_Task objective_:
All of the listing below must be repeated word for word. Pictures are the only thing to omit.

_Supplied material_:
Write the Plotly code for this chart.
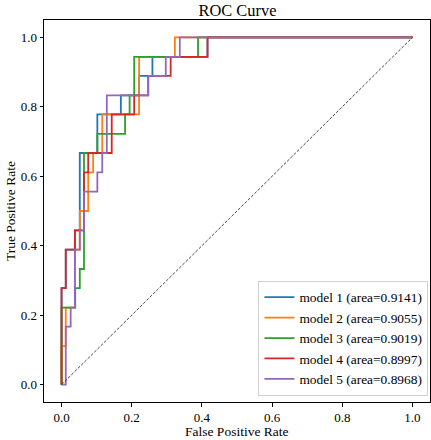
import plotly.graph_objects as go

# ---- data ----
k = [round(i / 18, 3) for i in range(19)]  # TPR levels (18 positives)

model_names = ["model 1 (area=0.9141)", "model 2 (area=0.9055)", "model 3 (area=0.9019)",
               "model 4 (area=0.8997)", "model 5 (area=0.8968)"]
colors = ["#1f77b4", "#ff7f0e", "#2ca02c", "#d62728", "#9467bd"]

m1_fpr = [0, 0, 0.012, 0.012, 0.038, 0.038, 0.052, 0.052, 0.102, 0.102, 0.169, 0.169, 0.221, 0.221, 0.259, 0.259, 0.416, 0.416, 1.0]
m1_tpr = [0, k[5], k[5], k[7], k[7], k[8], k[8], k[12], k[12], k[14], k[14], k[15], k[15], k[16], k[16], k[17], k[17], 1.0, 1.0]

m2_fpr = [0, 0, 0.012, 0.012, 0.038, 0.038, 0.052, 0.052, 0.076, 0.076, 0.090, 0.090, 0.116, 0.116, 0.221, 0.221, 0.323, 0.323, 1.0]
m2_tpr = [0, k[2], k[2], k[4], k[4], k[7], k[7], k[9], k[9], k[11], k[11], k[12], k[12], k[14], k[14], k[17], k[17], 1.0, 1.0]

m3_fpr = [0, 0, 0.039, 0.039, 0.052, 0.052, 0.064, 0.064, 0.102, 0.102, 0.181, 0.181, 0.194, 0.194, 0.207, 0.207, 0.389, 0.389, 1.0]
m3_tpr = [0, k[4], k[4], k[5], k[5], k[6], k[6], k[12], k[12], k[13], k[13], k[14], k[14], k[15], k[15], k[17], k[17], 1.0, 1.0]

m4_fpr = [0, 0, 0.012, 0.012, 0.038, 0.038, 0.064, 0.064, 0.076, 0.076, 0.143, 0.143, 0.207, 0.207, 0.247, 0.247, 0.311, 0.311, 0.416, 0.416, 1.0]
m4_tpr = [0, k[5], k[5], k[7], k[7], k[8], k[8], k[11], k[11], k[12], k[12], k[14], k[14], k[15], k[15], k[16], k[16], k[17], k[17], 1.0, 1.0]

m5_fpr = [0, 0.012, 0.012, 0.026, 0.026, 0.038, 0.038, 0.052, 0.052, 0.064, 0.064, 0.102, 0.102, 0.116, 0.116, 0.129, 0.129, 0.247, 0.247, 0.297, 0.297, 0.337, 0.337, 1.0]
m5_tpr = [0, 0, k[3], k[3], k[4], k[4], k[7], k[7], k[8], k[8], k[10], k[10], k[11], k[11], k[12], k[12], k[15], k[15], k[16], k[16], k[17], k[17], 1.0, 1.0]

diag = [0, 1]
ticks = [0.0, 0.2, 0.4, 0.6, 0.8, 1.0]
tick_text = ["0.0", "0.2", "0.4", "0.6", "0.8", "1.0"]

FONT = "Liberation Serif, Times New Roman, serif"

fig = go.Figure()
series = [(m1_fpr, m1_tpr), (m2_fpr, m2_tpr), (m3_fpr, m3_tpr), (m4_fpr, m4_tpr), (m5_fpr, m5_tpr)]
for (x, y), name, c in zip(series, model_names, colors):
    fig.add_trace(go.Scatter(x=x, y=y, mode="lines", name=name,
                             line=dict(color=c, width=1.8)))
fig.add_trace(go.Scatter(x=diag, y=diag, mode="lines", showlegend=False,
                         line=dict(color="#333333", width=0.9, dash="3px,1.6px")))

axis_common = dict(range=[-0.05, 1.05], tickvals=ticks, ticktext=tick_text,
                   ticks="outside", ticklen=3.5, tickwidth=1, tickcolor="black",
                   showline=True, linecolor="black", linewidth=1, mirror=True,
                   showgrid=False, zeroline=False,
                   tickfont=dict(family=FONT, size=13, color="black"))

fig.update_layout(
    width=431, height=440,
    margin=dict(l=44, r=1, t=20, b=38),
    paper_bgcolor="white", plot_bgcolor="white",
    font=dict(family=FONT, size=13.7, color="black"),
    title=dict(text="ROC Curve", x=0.551, xanchor="center", y=0.977, yanchor="middle",
               font=dict(family=FONT, size=16.4, color="black")),
    xaxis=dict(**axis_common),
    yaxis=dict(**axis_common),
    annotations=[
        dict(text="False Positive Rate", xref="paper", yref="paper", x=0.5, y=-0.0775,
             xanchor="center", yanchor="middle", showarrow=False,
             font=dict(family=FONT, size=13.5, color="black")),
        dict(text="True Positive Rate", xref="paper", yref="paper", x=-0.088, y=0.5,
             xanchor="center", yanchor="middle", textangle=-90, showarrow=False,
             font=dict(family=FONT, size=13.5, color="black")),
    ],
    legend=dict(x=0.996, xanchor="right", y=0.0157, yanchor="bottom",
                bgcolor="rgba(255,255,255,0.8)", bordercolor="#d0d0d0", borderwidth=1,
                font=dict(family=FONT, size=13.4, color="black"),
                tracegroupgap=0, itemwidth=30),
    showlegend=True,
)

fig.write_html("out.html", config={"displayModeBar": False},
               post_script="document.body.style.margin='0px';document.body.style.padding='0px';")
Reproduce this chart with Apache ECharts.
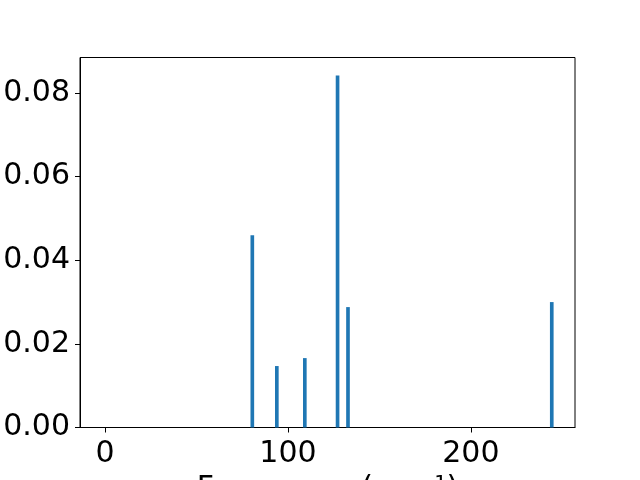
<!DOCTYPE html>
<html>
<head>
<meta charset="utf-8">
<script src="https://cdn.jsdelivr.net/npm/echarts@6/dist/echarts.min.js"></script>
<style>html,body{margin:0;padding:0;background:#fff}#c{width:640px;height:480px}</style>
</head>
<body>
<div id="c"></div>
<script>
const frequencies = [80.5, 93.9, 109.2, 127.1, 132.8, 244.2];
const intensities = [0.0460, 0.0147, 0.0166, 0.0842, 0.0288, 0.0300];
const xTicks = [0, 100, 200];
const yTicks = [0, 0.02, 0.04, 0.06, 0.08];
const xLabel = 'Frequency (cm\u207B\u00B9)';
const barWidthUnits = 2;

const chart = echarts.init(document.getElementById('c'), null, {renderer: 'canvas'});
const font = 'DejaVu Sans';
chart.setOption({
  animation: false,
  backgroundColor: '#fff',
  grid: {left: 80, right: 65, top: 57.5, bottom: 52.5, show: true, borderColor: '#000', borderWidth: 1, backgroundColor: 'transparent', containLabel: false, outerBoundsMode: 'none'},
  xAxis: {
    type: 'value', min: -13.7, max: 256.9,
    name: xLabel, nameLocation: 'middle', nameGap: 62, nameMoveOverlap: false,
    nameTextStyle: {fontFamily: font, fontSize: 30, color: '#000', verticalAlign: 'middle'},
    splitLine: {show: false},
    axisLine: {show: true, onZero: false, lineStyle: {color: '#000', width: 1}},
    axisTick: {show: true, length: 5, customValues: xTicks, lineStyle: {color: '#000'}},
    axisLabel: {customValues: xTicks, fontFamily: font, fontSize: 30, color: '#000', margin: 12}
  },
  yAxis: {
    type: 'value', min: 0, max: 0.0885,
    splitLine: {show: false},
    axisLine: {show: true, onZero: false, lineStyle: {color: '#000', width: 1}},
    axisTick: {show: true, length: 5, customValues: yTicks, lineStyle: {color: '#000'}},
    axisLabel: {customValues: yTicks, fontFamily: font, fontSize: 30, color: '#000', margin: 10,
      formatter: v => v.toFixed(2)}
  },
  series: [{
    type: 'custom',
    data: frequencies.map((f, i) => [f, intensities[i]]),
    renderItem: function (params, api) {
      const top = api.coord([api.value(0), api.value(1)]);
      const bot = api.coord([api.value(0), 0]);
      const w = api.size([barWidthUnits, 0])[0];
      return {type: 'rect', shape: {x: top[0] - w / 2, y: top[1], width: w, height: bot[1] - top[1]},
        style: {fill: '#1f77b4'}};
    }
  }]
});
</script>
</body>
</html>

_Written answer_:
Write the Plotly code for this chart.
import plotly.graph_objects as go

# ---- data ----
k = [round(i / 18, 3) for i in range(19)]  # TPR levels (18 positives)

model_names = ["model 1 (area=0.9141)", "model 2 (area=0.9055)", "model 3 (area=0.9019)",
               "model 4 (area=0.8997)", "model 5 (area=0.8968)"]
colors = ["#1f77b4", "#ff7f0e", "#2ca02c", "#d62728", "#9467bd"]

m1_fpr = [0, 0, 0.012, 0.012, 0.038, 0.038, 0.052, 0.052, 0.102, 0.102, 0.169, 0.169, 0.221, 0.221, 0.259, 0.259, 0.416, 0.416, 1.0]
m1_tpr = [0, k[5], k[5], k[7], k[7], k[8], k[8], k[12], k[12], k[14], k[14], k[15], k[15], k[16], k[16], k[17], k[17], 1.0, 1.0]

m2_fpr = [0, 0, 0.012, 0.012, 0.038, 0.038, 0.052, 0.052, 0.076, 0.076, 0.090, 0.090, 0.116, 0.116, 0.221, 0.221, 0.323, 0.323, 1.0]
m2_tpr = [0, k[2], k[2], k[4], k[4], k[7], k[7], k[9], k[9], k[11], k[11], k[12], k[12], k[14], k[14], k[17], k[17], 1.0, 1.0]

m3_fpr = [0, 0, 0.039, 0.039, 0.052, 0.052, 0.064, 0.064, 0.102, 0.102, 0.181, 0.181, 0.194, 0.194, 0.207, 0.207, 0.389, 0.389, 1.0]
m3_tpr = [0, k[4], k[4], k[5], k[5], k[6], k[6], k[12], k[12], k[13], k[13], k[14], k[14], k[15], k[15], k[17], k[17], 1.0, 1.0]

m4_fpr = [0, 0, 0.012, 0.012, 0.038, 0.038, 0.064, 0.064, 0.076, 0.076, 0.143, 0.143, 0.207, 0.207, 0.247, 0.247, 0.311, 0.311, 0.416, 0.416, 1.0]
m4_tpr = [0, k[5], k[5], k[7], k[7], k[8], k[8], k[11], k[11], k[12], k[12], k[14], k[14], k[15], k[15], k[16], k[16], k[17], k[17], 1.0, 1.0]

m5_fpr = [0, 0.012, 0.012, 0.026, 0.026, 0.038, 0.038, 0.052, 0.052, 0.064, 0.064, 0.102, 0.102, 0.116, 0.116, 0.129, 0.129, 0.247, 0.247, 0.297, 0.297, 0.337, 0.337, 1.0]
m5_tpr = [0, 0, k[3], k[3], k[4], k[4], k[7], k[7], k[8], k[8], k[10], k[10], k[11], k[11], k[12], k[12], k[15], k[15], k[16], k[16], k[17], k[17], 1.0, 1.0]

diag = [0, 1]
ticks = [0.0, 0.2, 0.4, 0.6, 0.8, 1.0]
tick_text = ["0.0", "0.2", "0.4", "0.6", "0.8", "1.0"]

FONT = "Liberation Serif, Times New Roman, serif"

fig = go.Figure()
series = [(m1_fpr, m1_tpr), (m2_fpr, m2_tpr), (m3_fpr, m3_tpr), (m4_fpr, m4_tpr), (m5_fpr, m5_tpr)]
for (x, y), name, c in zip(series, model_names, colors):
    fig.add_trace(go.Scatter(x=x, y=y, mode="lines", name=name,
                             line=dict(color=c, width=1.8)))
fig.add_trace(go.Scatter(x=diag, y=diag, mode="lines", showlegend=False,
                         line=dict(color="#333333", width=0.9, dash="3px,1.6px")))

axis_common = dict(range=[-0.05, 1.05], tickvals=ticks, ticktext=tick_text,
                   ticks="outside", ticklen=3.5, tickwidth=1, tickcolor="black",
                   showline=True, linecolor="black", linewidth=1, mirror=True,
                   showgrid=False, zeroline=False,
                   tickfont=dict(family=FONT, size=13, color="black"))

fig.update_layout(
    width=431, height=440,
    margin=dict(l=44, r=1, t=20, b=38),
    paper_bgcolor="white", plot_bgcolor="white",
    font=dict(family=FONT, size=13.7, color="black"),
    title=dict(text="ROC Curve", x=0.551, xanchor="center", y=0.977, yanchor="middle",
               font=dict(family=FONT, size=16.4, color="black")),
    xaxis=dict(**axis_common),
    yaxis=dict(**axis_common),
    annotations=[
        dict(text="False Positive Rate", xref="paper", yref="paper", x=0.5, y=-0.0775,
             xanchor="center", yanchor="middle", showarrow=False,
             font=dict(family=FONT, size=13.5, color="black")),
        dict(text="True Positive Rate", xref="paper", yref="paper", x=-0.088, y=0.5,
             xanchor="center", yanchor="middle", textangle=-90, showarrow=False,
             font=dict(family=FONT, size=13.5, color="black")),
    ],
    legend=dict(x=0.996, xanchor="right", y=0.0157, yanchor="bottom",
                bgcolor="rgba(255,255,255,0.8)", bordercolor="#d0d0d0", borderwidth=1,
                font=dict(family=FONT, size=13.4, color="black"),
                tracegroupgap=0, itemwidth=30),
    showlegend=True,
)

fig.write_html("out.html", config={"displayModeBar": False},
               post_script="document.body.style.margin='0px';document.body.style.padding='0px';")
Reproduce this chart with Apache ECharts.
<!DOCTYPE html>
<html>
<head>
<meta charset="utf-8">
<script src="https://cdn.jsdelivr.net/npm/echarts@6/dist/echarts.min.js"></script>
<style>html,body{margin:0;padding:0;background:#fff}#c{width:640px;height:480px}</style>
</head>
<body>
<div id="c"></div>
<script>
const frequencies = [80.5, 93.9, 109.2, 127.1, 132.8, 244.2];
const intensities = [0.0460, 0.0147, 0.0166, 0.0842, 0.0288, 0.0300];
const xTicks = [0, 100, 200];
const yTicks = [0, 0.02, 0.04, 0.06, 0.08];
const xLabel = 'Frequency (cm\u207B\u00B9)';
const barWidthUnits = 2;

const chart = echarts.init(document.getElementById('c'), null, {renderer: 'canvas'});
const font = 'DejaVu Sans';
chart.setOption({
  animation: false,
  backgroundColor: '#fff',
  grid: {left: 80, right: 65, top: 57.5, bottom: 52.5, show: true, borderColor: '#000', borderWidth: 1, backgroundColor: 'transparent', containLabel: false, outerBoundsMode: 'none'},
  xAxis: {
    type: 'value', min: -13.7, max: 256.9,
    name: xLabel, nameLocation: 'middle', nameGap: 62, nameMoveOverlap: false,
    nameTextStyle: {fontFamily: font, fontSize: 30, color: '#000', verticalAlign: 'middle'},
    splitLine: {show: false},
    axisLine: {show: true, onZero: false, lineStyle: {color: '#000', width: 1}},
    axisTick: {show: true, length: 5, customValues: xTicks, lineStyle: {color: '#000'}},
    axisLabel: {customValues: xTicks, fontFamily: font, fontSize: 30, color: '#000', margin: 12}
  },
  yAxis: {
    type: 'value', min: 0, max: 0.0885,
    splitLine: {show: false},
    axisLine: {show: true, onZero: false, lineStyle: {color: '#000', width: 1}},
    axisTick: {show: true, length: 5, customValues: yTicks, lineStyle: {color: '#000'}},
    axisLabel: {customValues: yTicks, fontFamily: font, fontSize: 30, color: '#000', margin: 10,
      formatter: v => v.toFixed(2)}
  },
  series: [{
    type: 'custom',
    data: frequencies.map((f, i) => [f, intensities[i]]),
    renderItem: function (params, api) {
      const top = api.coord([api.value(0), api.value(1)]);
      const bot = api.coord([api.value(0), 0]);
      const w = api.size([barWidthUnits, 0])[0];
      return {type: 'rect', shape: {x: top[0] - w / 2, y: top[1], width: w, height: bot[1] - top[1]},
        style: {fill: '#1f77b4'}};
    }
  }]
});
</script>
</body>
</html>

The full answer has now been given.